I am not trying to dissuade you from using one of the guns but want you to understand their short comings. On a GPU even a quarter of an inch off with the laser gun will yield drastically different results.


#14

Thanks again for yet another great explanation!

I understand what you mean. In order to read the exact temperature I’d have to hit the naked core of the video card and even then any breeze surrounding it might as well change the reading result. It could be useful as a “reference” but not as a direct value.

The most accurate sensor is the one in the video card then, so if it’s not properly working then I can “attempt” to read the temps externally but won’t be exactly the same.

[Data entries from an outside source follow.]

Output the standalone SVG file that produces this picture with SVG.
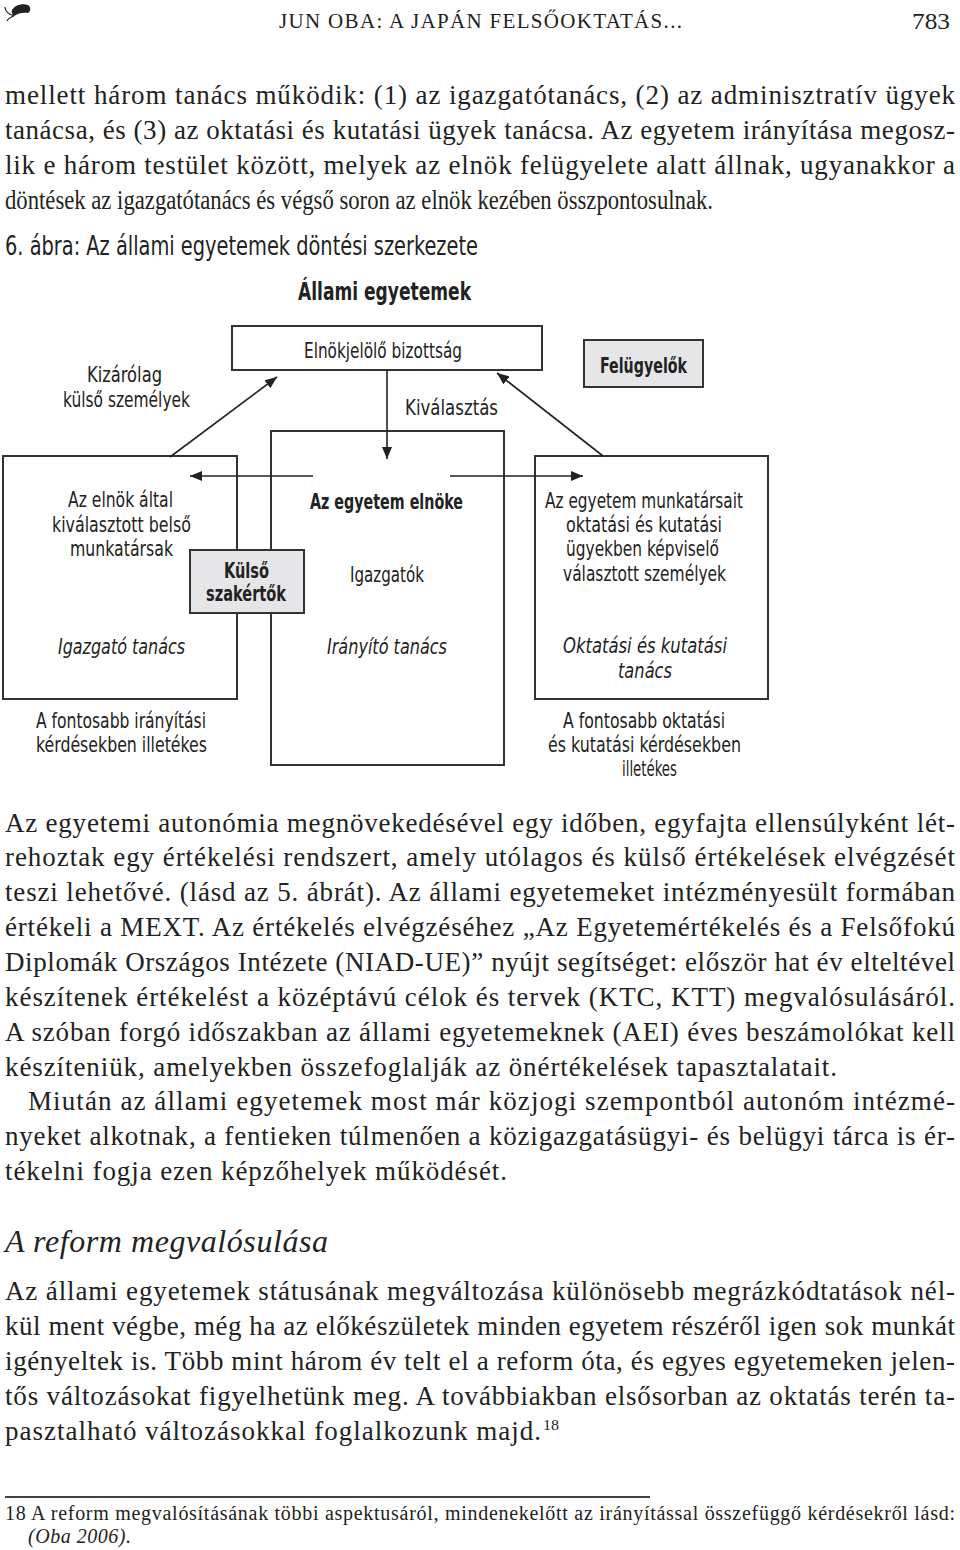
<svg xmlns="http://www.w3.org/2000/svg" width="960" height="1550" viewBox="0 0 960 1550">
<style>
.bg{fill:#ffffff}
.box{fill:#ffffff;stroke:#333333;stroke-width:2}
.gbox{fill:#e6e6e8;stroke:#333333;stroke-width:2}
.d{font-family:"Liberation Sans Narrow","DejaVu Sans Condensed","Liberation Sans",sans-serif;font-size:22px;fill:#222222}
.db{font-family:"Liberation Sans Narrow","DejaVu Sans Condensed","Liberation Sans",sans-serif;font-size:22px;font-weight:bold;fill:#222222}
.di{font-family:"Liberation Sans Narrow","DejaVu Sans Condensed","Liberation Sans",sans-serif;font-size:22px;font-style:italic;fill:#222222}
.t{font-family:"Liberation Serif","DejaVu Serif",serif;font-size:27px;fill:#222222}
.ts{font-family:"Liberation Serif","DejaVu Serif",serif;font-size:27px;fill:#222222}
.ti{font-family:"Liberation Serif","DejaVu Serif",serif;font-style:italic;fill:#222222}
.hd{font-family:"Liberation Serif","DejaVu Serif",serif;fill:#222222}
.fn{font-family:"Liberation Serif","DejaVu Serif",serif;font-size:20px;fill:#222222}
.conn{stroke:#222222;stroke-width:1.6;fill:none}
</style>
<defs>
<marker id="ah" markerUnits="userSpaceOnUse" markerWidth="13" markerHeight="11" refX="12" refY="5" orient="auto" viewBox="0 0 13 10">
<path d="M0,0 L12,5 L0,10 z" fill="#222222"/>
</marker>
</defs>
<rect class="bg" x="0" y="0" width="960" height="1550"/>

<!-- header -->
<g id="header">
<path d="M12,10 C15,5 22,3 28,5 C31,7 31,11 28,13 C24,12 18,13 14,16 C12,14 11,12 12,10 Z" fill="#222222"/>
<path d="M14,16 C9,14 5,12 5,7 M14,16 C11,17 8,19 7,21" stroke="#222222" stroke-width="1.2" fill="none"/>
<text class="hd" x="279" y="28" style="font-size:21px" textLength="403" lengthAdjust="spacing">JUN OBA: A JAPÁN FELSŐOKTATÁS...</text>
<text class="hd" x="912" y="29" style="font-size:24px" textLength="38" lengthAdjust="spacingAndGlyphs">783</text>
</g>

<!-- body text top -->
<g id="text-top">
<text class="ts" x="5" y="104" textLength="950" lengthAdjust="spacing">mellett három tanács működik: (1) az igazgatótanács, (2) az adminisztratív ügyek</text>
<text class="ts" x="5" y="139" textLength="950" lengthAdjust="spacing">tanácsa, és (3) az oktatási és kutatási ügyek tanácsa. Az egyetem irányítása megosz-</text>
<text class="ts" x="5" y="174" textLength="950" lengthAdjust="spacing">lik e három testület között, melyek az elnök felügyelete alatt állnak, ugyanakkor a</text>
<text class="ts" x="5" y="209" textLength="708" lengthAdjust="spacingAndGlyphs">döntések az igazgatótanács és végső soron az elnök kezében összpontosulnak.</text>
</g>

<!-- diagram titles -->
<g id="caption">
<text class="d" x="5" y="255" style="font-size:26px" textLength="473" lengthAdjust="spacingAndGlyphs">6. ábra: Az állami egyetemek döntési szerkezete</text>
</g>
<g id="title">
<text class="db" x="298" y="300" style="font-size:25px" textLength="173" lengthAdjust="spacingAndGlyphs">Állami egyetemek</text>
</g>

<!-- nodes -->
<g id="node-elnokjelolo">
<rect class="box" x="232" y="326" width="310" height="44"/>
<text class="d" x="304" y="358" textLength="158" lengthAdjust="spacingAndGlyphs">Elnökjelölő bizottság</text>
</g>
<g id="node-felugyelok">
<rect class="gbox" x="584" y="340" width="119" height="47"/>
<text class="db" x="600" y="373" textLength="87" lengthAdjust="spacingAndGlyphs">Felügyelők</text>
</g>
<g id="label-kizarolag">
<text class="d" x="87" y="382" textLength="75" lengthAdjust="spacingAndGlyphs">Kizárólag</text>
<text class="d" x="63" y="407" textLength="127" lengthAdjust="spacingAndGlyphs">külső személyek</text>
</g>
<g id="label-kivalasztas">
<text class="d" x="405" y="415" textLength="93" lengthAdjust="spacingAndGlyphs">Kiválasztás</text>
</g>

<g id="node-igazgato">
<rect class="box" x="3" y="456" width="234" height="243"/>
<text class="d" x="68" y="507" textLength="105" lengthAdjust="spacingAndGlyphs">Az elnök által</text>
<text class="d" x="52" y="532" textLength="139" lengthAdjust="spacingAndGlyphs">kiválasztott belső</text>
<text class="d" x="70" y="556" textLength="103" lengthAdjust="spacingAndGlyphs">munkatársak</text>
<text class="di" x="58" y="654" textLength="127" lengthAdjust="spacingAndGlyphs">Igazgató tanács</text>
</g>
<g id="node-elnok">
<rect class="box" x="271" y="431" width="233" height="334"/>
<text class="db" x="310" y="509" textLength="153" lengthAdjust="spacingAndGlyphs">Az egyetem elnöke</text>
<text class="d" x="350" y="582" textLength="74" lengthAdjust="spacingAndGlyphs">Igazgatók</text>
<text class="di" x="327" y="654" textLength="120" lengthAdjust="spacingAndGlyphs">Irányító tanács</text>
</g>
<g id="node-oktatasi">
<rect class="box" x="535" y="456" width="233" height="243"/>
<text class="d" x="545" y="508" textLength="198" lengthAdjust="spacingAndGlyphs">Az egyetem munkatársait</text>
<text class="d" x="566" y="532" textLength="156" lengthAdjust="spacingAndGlyphs">oktatási és kutatási</text>
<text class="d" x="566" y="556" textLength="153" lengthAdjust="spacingAndGlyphs">ügyekben képviselő</text>
<text class="d" x="563" y="581" textLength="163" lengthAdjust="spacingAndGlyphs">választott személyek</text>
<text class="di" x="563" y="653" textLength="164" lengthAdjust="spacingAndGlyphs">Oktatási és kutatási</text>
<text class="di" x="618" y="678" textLength="54" lengthAdjust="spacingAndGlyphs">tanács</text>
</g>

<!-- connectors -->
<g id="connectors">
<line class="conn" x1="170" y1="457" x2="277" y2="377" marker-end="url(#ah)"/>
<line class="conn" x1="603" y1="456" x2="497" y2="373" marker-end="url(#ah)"/>
<line class="conn" x1="387" y1="370" x2="387" y2="459" marker-end="url(#ah)"/>
<line class="conn" x1="313" y1="476" x2="190" y2="476" marker-end="url(#ah)"/>
<line class="conn" x1="450" y1="476" x2="583" y2="476" marker-end="url(#ah)"/>
</g>

<g id="node-kulso">
<rect class="gbox" x="190" y="550" width="114" height="63"/>
<text class="db" x="224" y="578" textLength="45" lengthAdjust="spacingAndGlyphs">Külső</text>
<text class="db" x="206" y="601" textLength="80" lengthAdjust="spacingAndGlyphs">szakértők</text>
</g>

<g id="label-igazgato-desc">
<text class="d" x="36" y="728" textLength="170" lengthAdjust="spacingAndGlyphs">A fontosabb irányítási</text>
<text class="d" x="36" y="752" textLength="171" lengthAdjust="spacingAndGlyphs">kérdésekben illetékes</text>
</g>
<g id="label-oktatasi-desc">
<text class="d" x="563" y="728" textLength="162" lengthAdjust="spacingAndGlyphs">A fontosabb oktatási</text>
<text class="d" x="548" y="752" textLength="193" lengthAdjust="spacingAndGlyphs">és kutatási kérdésekben</text>
<text class="d" x="622" y="776" textLength="55" lengthAdjust="spacingAndGlyphs">illetékes</text>
</g>

<!-- body text middle -->
<g id="text-middle">
<text class="t" x="5" y="832" textLength="950" lengthAdjust="spacing">Az egyetemi autonómia megnövekedésével egy időben, egyfajta ellensúlyként lét-</text>
<text class="t" x="5" y="866" textLength="950" lengthAdjust="spacing">rehoztak egy értékelési rendszert, amely utólagos és külső értékelések elvégzését</text>
<text class="t" x="5" y="901" textLength="950" lengthAdjust="spacing">teszi lehetővé. (lásd az 5. ábrát). Az állami egyetemeket intézményesült formában</text>
<text class="t" x="5" y="936" textLength="950" lengthAdjust="spacing">értékeli a MEXT. Az értékelés elvégzéséhez „Az Egyetemértékelés és a Felsőfokú</text>
<text class="t" x="5" y="971" textLength="950" lengthAdjust="spacing">Diplomák Országos Intézete (NIAD-UE)” nyújt segítséget: először hat év elteltével</text>
<text class="t" x="5" y="1006" textLength="950" lengthAdjust="spacing">készítenek értékelést a középtávú célok és tervek (KTC, KTT) megvalósulásáról.</text>
<text class="t" x="5" y="1041" textLength="950" lengthAdjust="spacing">A szóban forgó időszakban az állami egyetemeknek (AEI) éves beszámolókat kell</text>
<text class="t" x="5" y="1076" textLength="832" lengthAdjust="spacing">készíteniük, amelyekben összefoglalják az önértékelések tapasztalatait.</text>
<text class="t" x="28" y="1110" textLength="927" lengthAdjust="spacing">Miután az állami egyetemek most már közjogi szempontból autonóm intézmé-</text>
<text class="t" x="5" y="1145" textLength="950" lengthAdjust="spacing">nyeket alkotnak, a fentieken túlmenően a közigazgatásügyi- és belügyi tárca is ér-</text>
<text class="t" x="5" y="1180" textLength="502" lengthAdjust="spacing">tékelni fogja ezen képzőhelyek működését.</text>
</g>

<g id="heading">
<text class="ti" x="5" y="1252" style="font-size:32px" textLength="323" lengthAdjust="spacing">A reform megvalósulása</text>
</g>

<g id="text-bottom">
<text class="t" x="5" y="1300" textLength="950" lengthAdjust="spacing">Az állami egyetemek státusának megváltozása különösebb megrázkódtatások nél-</text>
<text class="t" x="5" y="1335" textLength="950" lengthAdjust="spacing">kül ment végbe, még ha az előkészületek minden egyetem részéről igen sok munkát</text>
<text class="t" x="5" y="1370" textLength="950" lengthAdjust="spacing">igényeltek is. Több mint három év telt el a reform óta, és egyes egyetemeken jelen-</text>
<text class="t" x="5" y="1405" textLength="950" lengthAdjust="spacing">tős változásokat figyelhetünk meg. A továbbiakban elsősorban az oktatás terén ta-</text>
<text class="t" x="5" y="1440" textLength="536" lengthAdjust="spacing">pasztalható változásokkal foglalkozunk majd.</text>
<text class="hd" x="543" y="1430" style="font-size:14px" textLength="16" lengthAdjust="spacingAndGlyphs">18</text>
</g>

<g id="footnote">
<line x1="5" y1="1497" x2="650" y2="1497" stroke="#444444" stroke-width="2"/>
<text class="fn" x="5" y="1520" textLength="950" lengthAdjust="spacing">18 A reform megvalósításának többi aspektusáról, mindenekelőtt az irányítással összefüggő kérdésekről lásd:</text>
<text class="ti" x="28" y="1543" style="font-size:20px" textLength="103" lengthAdjust="spacing">(Oba 2006).</text>
</g>
</svg>
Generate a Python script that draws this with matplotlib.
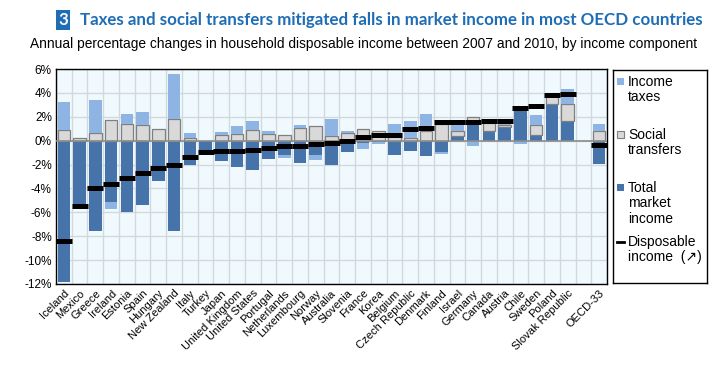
import numpy as np
import matplotlib
matplotlib.use("Agg")
import matplotlib.pyplot as plt
from matplotlib.patches import Rectangle

# Data (annual % change 2007-2010)
countries = ["Iceland", "Mexico", "Greece", "Ireland", "Estonia", "Spain", "Hungary",
             "New Zealand", "Italy", "Turkey", "Japan", "United Kingdom", "United States",
             "Portugal", "Netherlands", "Luxembourg", "Norway", "Australia", "Slovenia",
             "France", "Korea", "Belgium", "Czech Republic", "Denmark", "Finland", "Israel",
             "Germany", "Canada", "Austria", "Chile", "Sweden", "Poland", "Slovak Republic",
             "", "OECD-33"]
market = [-11.85, -5.6, -7.6, -5.16, -5.94, -5.41, -3.4, -7.6, -2.06, -1.1, -1.73, -2.23, -2.48,
          -1.56, -1.17, -1.9, -1.17, -2.06, -0.95, -0.2, -0.1, -1.17, -0.89, -1.25, -0.98, 0.36,
          1.48, 0.8, 1.14, 2.65, 0.5, 3.1, 1.62, np.nan, -1.92]
transfers = [0.86, 0.22, 0.61, 1.73, 1.37, 1.28, 0.98, 1.84, 0.2, 0.0, 0.47, 0.53, 0.86,
             0.53, 0.47, 1.09, 1.23, 0.42, 0.61, 0.98, 0.81, 0.3, 0.2, 0.78, 1.37, 0.48,
             0.5, 0.67, 0.17, 0.2, 0.78, 0.6, 1.45, np.nan, 0.78]
taxes = [2.34, 0.0, 2.82, -0.6, 0.89, 1.15, 0.0, 3.76, 0.47, 0.0, 0.28, 0.73, 0.81,
         0.31, -0.31, 0.25, -0.48, 1.42, 0.23, -0.53, -0.2, 1.06, 1.47, 1.48, -0.11, 0.5,
         -0.47, 0.12, 0.3, -0.28, 0.9, 0.0, 1.28, np.nan, 0.64]
disposable = [-8.4, -5.45, -4.0, -3.63, -3.15, -2.7, -2.25, -2.0, -1.4, -0.95, -0.89, -0.84, -0.81,
              -0.59, -0.47, -0.45, -0.28, -0.22, -0.06, 0.28, 0.45, 0.45, 0.98, 1.1, 1.53, 1.56,
              1.59, 1.62, 1.68, 2.7, 2.9, 3.86, 3.92, np.nan, -0.4]

dark_blue = "#4573AA"
light_blue = "#8EB4E3"
grey = "#D9D9D9"
title_blue = "#1F6DB5"

plt.rcParams["font.family"] = ["Liberation Sans", "DejaVu Sans"]

fig = plt.figure(figsize=(7.13, 3.69), dpi=100)
ax = fig.add_axes([56 / 713, 1 - 284 / 369, 551 / 713, 215 / 369])
ax.set_facecolor("#F0FAFE")

x = np.arange(len(countries))
pos_base = np.zeros(len(x))
neg_base = np.zeros(len(x))
components = [(market, dark_blue, "none"), (transfers, grey, "#7F7F7F"), (taxes, light_blue, "none")]
for vals, col, edge in components:
    v = np.nan_to_num(np.array(vals, dtype=float))
    bottom = np.where(v >= 0, pos_base, neg_base)
    keep = v != 0
    ax.bar(x[keep], v[keep], 0.8, bottom=bottom[keep], color=col, edgecolor=edge,
           linewidth=0.9, zorder=3)
    pos_base = pos_base + np.where(v > 0, v, 0)
    neg_base = neg_base + np.where(v < 0, v, 0)

ax.plot(x, disposable, ls="none", marker="_", markersize=11.5, mew=3.6, color="black", zorder=5)

ax.axhline(0, color="#8C8C8C", lw=1.2, zorder=4)
ax.set_xlim(-0.5, len(x) - 0.5)
ax.set_ylim(-12, 6)
ax.set_yticks(np.arange(-12, 7, 2))
ax.set_yticklabels([f"{v}%" for v in range(-12, 7, 2)], fontsize=8.5)
ax.set_xticks(x)
ax.set_xticklabels(countries, rotation=45, ha="right", rotation_mode="anchor", fontsize=8)
ax.set_xticks(np.arange(-0.5, len(x), 1), minor=True)
ax.tick_params(axis="both", which="both", length=0, pad=3)
ax.grid(axis="y", which="major", color="#D3D8DB", lw=1.0, zorder=0)
ax.grid(axis="x", which="minor", color="#D3D8DB", lw=1.0, zorder=0)
ax.grid(axis="x", which="major", visible=False)
for s in ax.spines.values():
    s.set_color("black")
    s.set_linewidth(1.0)

# title
fig.text(58 / 713, 1 - 20 / 369, "3", color="white", fontsize=12.2, fontweight="bold",
         family="Lato", va="center", ha="left",
         bbox=dict(boxstyle="square,pad=0.12", fc=title_blue, ec="none"))
fig.text(703 / 713, 1 - 20 / 369, "Taxes and social transfers mitigated falls in market income in most OECD countries",
         color=title_blue, fontsize=12.2, fontweight="bold", family="Lato", va="center", ha="right")
fig.text(697 / 713, 1 - 44 / 369,
         "Annual percentage changes in household disposable income between 2007 and 2010, by income component",
         fontsize=9.9, va="center", ha="right")

# legend box, drawn in pixel-like coordinates
lg = fig.add_axes([613 / 713, 1 - 283 / 369, 94 / 713, 213 / 369])
lg.set_xlim(613, 707)
lg.set_ylim(283, 70)
lg.set_xticks([])
lg.set_yticks([])
for s in lg.spines.values():
    s.set_color("black")
    s.set_linewidth(1.0)
step = 15.5
entries = [(light_blue, "none", 82, ["Income", "taxes"]),
           (grey, "#7F7F7F", 135, ["Social", "transfers"]),
           (dark_blue, "none", 188, ["Total", "market", "income"])]
for col, edge, y, lines in entries:
    lg.add_patch(Rectangle((617, y - 3.5), 7, 7, fc=col, ec=edge, lw=0.8))
    for k, line in enumerate(lines):
        lg.text(628, y + k * step, line, fontsize=10, va="center", ha="left")
lg.plot([617, 624], [242, 242], color="black", lw=2)
lg.text(628, 242, "Disposable", fontsize=10, va="center", ha="left")
lg.text(628, 242 + step, "income  (\u2197)", fontsize=10, va="center", ha="left")

fig.savefig("out.png", dpi=100)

By the way, how I wish I could work in the hardware department to learn things like the ones you know…servers are not located in the delivery center I work though.


#15

LOL I spend most of my time telling the software and engineering teams that we only have so much power and cooling available. Just find something you enjoy every job has its green and barren patches. Most of what I have learned is through my hobbies that just happen to spill over into work which is what sets me apart from those that just do it as a job.


#16

Same here!

Building computers and dealing with hardware is what I love in the IT world (I also enjoy taking on hardware tasks outside IT), alternative cooling and optimization of resources. But the job I got is on the software side.

I work as a programmer which is a pending assignment I have as all of my life I dealt with and learnt hardware, programming is the other half I oblige myself to learn in order to understand computers as a whole. But I just love hardware :smile:

Those are wise words you just said there, I wish I could accomplish that soon and whether get to move to Hardware dpt or just get another job where I can apply all I know and above everything: Keep on learning.